Lines containing "chart" are to be counted. Give the number and nothing more.

-- Start SOURCE EXCERPT --

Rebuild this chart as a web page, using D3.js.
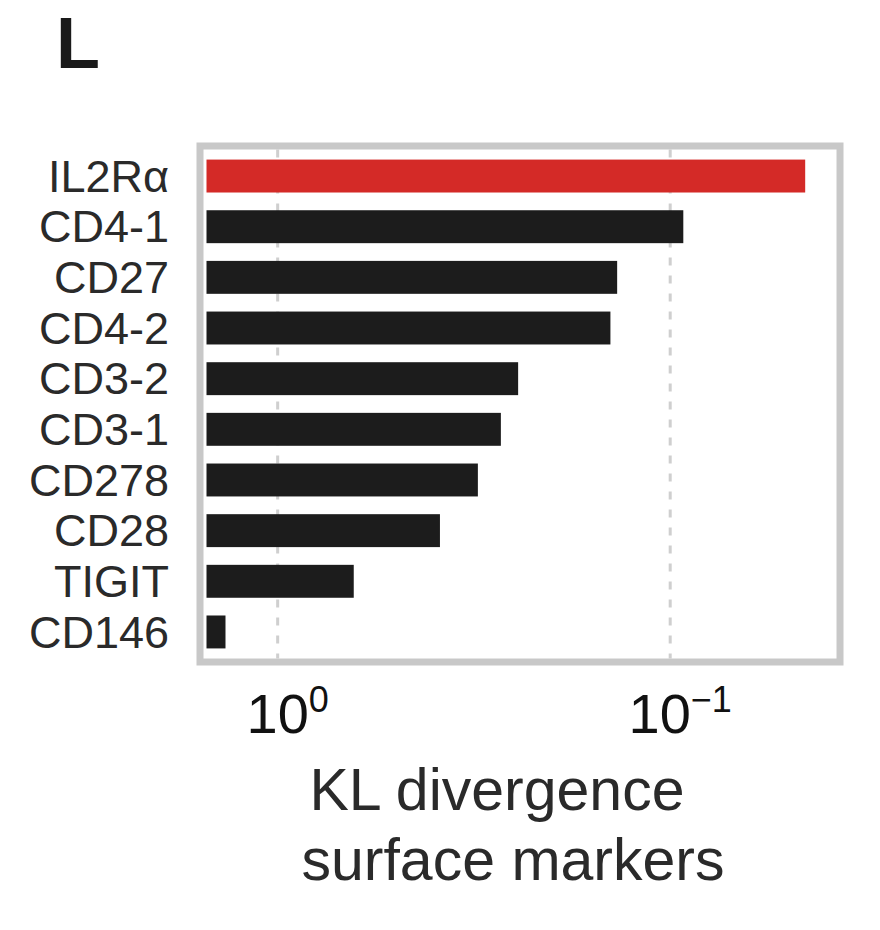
<!DOCTYPE html>
<html>
<head>
<meta charset="utf-8">
<script src="https://cdn.jsdelivr.net/npm/d3@7"></script>
<style>
  body { margin: 0; background: #fff; }
  text { font-family: "Liberation Sans", Arial, sans-serif; }
</style>
</head>
<body>
<div id="chart"></div>
<script>
// Data (KL divergence, log axis, reversed)
const markers = ['IL2R\u03B1', 'CD4-1', 'CD27', 'CD4-2', 'CD3-2', 'CD3-1', 'CD278', 'CD28', 'TIGIT', 'CD146'];
const klValues = [0.0453, 0.0926, 0.1365, 0.142, 0.244, 0.270, 0.309, 0.386, 0.640, 1.358];
const highlight = ['IL2R\u03B1'];
const tickValues = [1, 0.1];
const tickExponents = ['0', '\u22121'];

const width = 880, height = 930;
const frame = { left: 200, right: 840, top: 146, bottom: 662 };
const borderW = 7;

const svg = d3.select('#chart')
    .append('svg')
    .attr('width', width)
    .attr('height', height);

// Panel letter
svg.append('text')
    .attr('x', 56)
    .attr('y', 68)
    .attr('font-size', 72)
    .attr('font-weight', 'bold')
    .attr('fill', '#1a1a1a')
    .text('L');

const innerLeft = frame.left + borderW / 2;
const innerRight = frame.right - borderW / 2;

// reversed log scale: larger values on the left
const x = d3.scaleLog()
    .domain([1.545, 0.0377])
    .range([innerLeft, innerRight]);

const y = d3.scaleBand()
    .domain(markers)
    .range([frame.top + borderW / 2 + 4, frame.bottom - borderW / 2 - 4])
    .paddingInner(0.35)
    .paddingOuter(0.12);

// dashed gridlines
svg.selectAll('.grid')
    .data(tickValues)
    .enter()
    .append('line')
    .attr('class', 'grid')
    .attr('x1', d => x(d))
    .attr('x2', d => x(d))
    .attr('y1', frame.top + borderW / 2)
    .attr('y2', frame.bottom - borderW / 2)
    .attr('stroke', '#cfcfcf')
    .attr('stroke-width', 3)
    .attr('stroke-dasharray', '8,10');

// bars
const barStart = innerLeft + 3;
svg.selectAll('.bar')
    .data(markers)
    .enter()
    .append('rect')
    .attr('class', 'bar')
    .attr('x', barStart)
    .attr('y', d => y(d))
    .attr('width', (d, i) => x(klValues[i]) - barStart)
    .attr('height', y.bandwidth())
    .attr('fill', d => highlight.includes(d) ? '#d42a27' : '#1c1c1c');

// frame
svg.append('rect')
    .attr('x', frame.left)
    .attr('y', frame.top)
    .attr('width', frame.right - frame.left)
    .attr('height', frame.bottom - frame.top)
    .attr('fill', 'none')
    .attr('stroke', '#c8c8c8')
    .attr('stroke-width', borderW);

// category labels
svg.selectAll('.label')
    .data(markers)
    .enter()
    .append('text')
    .attr('class', 'label')
    .attr('x', 169)
    .attr('y', d => y(d) + y.bandwidth() / 2)
    .attr('dy', '0.35em')
    .attr('text-anchor', 'end')
    .attr('font-size', 45)
    .attr('fill', '#2a2a2a')
    .text(d => d);

// tick labels with superscript exponent
const ticks = svg.selectAll('.tick')
    .data(tickValues)
    .enter()
    .append('text')
    .attr('class', 'tick')
    .attr('x', d => x(d) + 10)
    .attr('y', 733)
    .attr('text-anchor', 'middle')
    .attr('font-size', 56)
    .attr('fill', '#111');
ticks.append('tspan').text('10');
ticks.append('tspan')
    .attr('dy', -21)
    .attr('font-size', 36)
    .text((d, i) => tickExponents[i]);

// axis title
const title = svg.append('text')
    .attr('text-anchor', 'middle')
    .attr('font-size', 59)
    .attr('fill', '#2a2a2a');
title.append('tspan').attr('x', 497).attr('y', 810).text('KL divergence');
title.append('tspan').attr('x', 513).attr('y', 880).text('surface markers');
</script>
</body>
</html>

-- End SOURCE EXCERPT --

- ANSWER FOR THIS EXERCISE: 3